** DIRECTIONS **
Restate, word for word, every line of the data.
•••••
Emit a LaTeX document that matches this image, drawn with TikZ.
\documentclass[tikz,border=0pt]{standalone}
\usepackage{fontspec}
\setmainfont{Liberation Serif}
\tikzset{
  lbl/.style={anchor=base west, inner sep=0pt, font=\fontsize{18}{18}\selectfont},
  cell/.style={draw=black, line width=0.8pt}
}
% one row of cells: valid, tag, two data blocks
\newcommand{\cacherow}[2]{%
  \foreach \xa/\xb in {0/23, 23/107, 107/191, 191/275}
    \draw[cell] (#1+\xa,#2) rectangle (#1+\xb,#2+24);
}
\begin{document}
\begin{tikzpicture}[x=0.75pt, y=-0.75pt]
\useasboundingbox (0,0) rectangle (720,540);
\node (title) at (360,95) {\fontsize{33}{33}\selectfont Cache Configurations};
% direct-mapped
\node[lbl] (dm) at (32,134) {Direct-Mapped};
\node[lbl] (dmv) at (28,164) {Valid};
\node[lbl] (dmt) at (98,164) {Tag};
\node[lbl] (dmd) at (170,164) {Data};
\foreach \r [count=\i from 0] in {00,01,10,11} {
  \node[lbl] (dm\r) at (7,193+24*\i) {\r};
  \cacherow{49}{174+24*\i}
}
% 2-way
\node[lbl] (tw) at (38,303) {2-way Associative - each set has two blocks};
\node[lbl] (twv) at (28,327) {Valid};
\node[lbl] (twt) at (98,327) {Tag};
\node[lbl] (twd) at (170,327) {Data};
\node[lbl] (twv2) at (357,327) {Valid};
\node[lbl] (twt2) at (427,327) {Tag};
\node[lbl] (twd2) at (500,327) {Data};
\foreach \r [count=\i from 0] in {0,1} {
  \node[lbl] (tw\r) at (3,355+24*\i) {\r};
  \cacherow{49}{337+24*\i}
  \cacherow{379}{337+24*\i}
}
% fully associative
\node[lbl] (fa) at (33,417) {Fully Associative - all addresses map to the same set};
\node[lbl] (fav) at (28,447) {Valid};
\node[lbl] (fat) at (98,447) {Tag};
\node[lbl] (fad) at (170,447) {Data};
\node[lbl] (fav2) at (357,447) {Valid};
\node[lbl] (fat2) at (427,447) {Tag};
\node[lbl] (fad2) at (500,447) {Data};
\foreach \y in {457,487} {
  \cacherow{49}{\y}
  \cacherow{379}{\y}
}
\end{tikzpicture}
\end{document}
•••••
** ANSWER TO THIS EXERCISE **
Emit a LaTeX document that matches this image, drawn with TikZ.
\documentclass[tikz,border=0pt]{standalone}
\usepackage{fontspec}
\setmainfont{Liberation Serif}
\tikzset{
  lbl/.style={anchor=base west, inner sep=0pt, font=\fontsize{18}{18}\selectfont},
  cell/.style={draw=black, line width=0.8pt}
}
% one row of cells: valid, tag, two data blocks
\newcommand{\cacherow}[2]{%
  \foreach \xa/\xb in {0/23, 23/107, 107/191, 191/275}
    \draw[cell] (#1+\xa,#2) rectangle (#1+\xb,#2+24);
}
\begin{document}
\begin{tikzpicture}[x=0.75pt, y=-0.75pt]
\useasboundingbox (0,0) rectangle (720,540);
\node (title) at (360,95) {\fontsize{33}{33}\selectfont Cache Configurations};
% direct-mapped
\node[lbl] (dm) at (32,134) {Direct-Mapped};
\node[lbl] (dmv) at (28,164) {Valid};
\node[lbl] (dmt) at (98,164) {Tag};
\node[lbl] (dmd) at (170,164) {Data};
\foreach \r [count=\i from 0] in {00,01,10,11} {
  \node[lbl] (dm\r) at (7,193+24*\i) {\r};
  \cacherow{49}{174+24*\i}
}
% 2-way
\node[lbl] (tw) at (38,303) {2-way Associative - each set has two blocks};
\node[lbl] (twv) at (28,327) {Valid};
\node[lbl] (twt) at (98,327) {Tag};
\node[lbl] (twd) at (170,327) {Data};
\node[lbl] (twv2) at (357,327) {Valid};
\node[lbl] (twt2) at (427,327) {Tag};
\node[lbl] (twd2) at (500,327) {Data};
\foreach \r [count=\i from 0] in {0,1} {
  \node[lbl] (tw\r) at (3,355+24*\i) {\r};
  \cacherow{49}{337+24*\i}
  \cacherow{379}{337+24*\i}
}
% fully associative
\node[lbl] (fa) at (33,417) {Fully Associative - all addresses map to the same set};
\node[lbl] (fav) at (28,447) {Valid};
\node[lbl] (fat) at (98,447) {Tag};
\node[lbl] (fad) at (170,447) {Data};
\node[lbl] (fav2) at (357,447) {Valid};
\node[lbl] (fat2) at (427,447) {Tag};
\node[lbl] (fad2) at (500,447) {Data};
\foreach \y in {457,487} {
  \cacherow{49}{\y}
  \cacherow{379}{\y}
}
\end{tikzpicture}
\end{document}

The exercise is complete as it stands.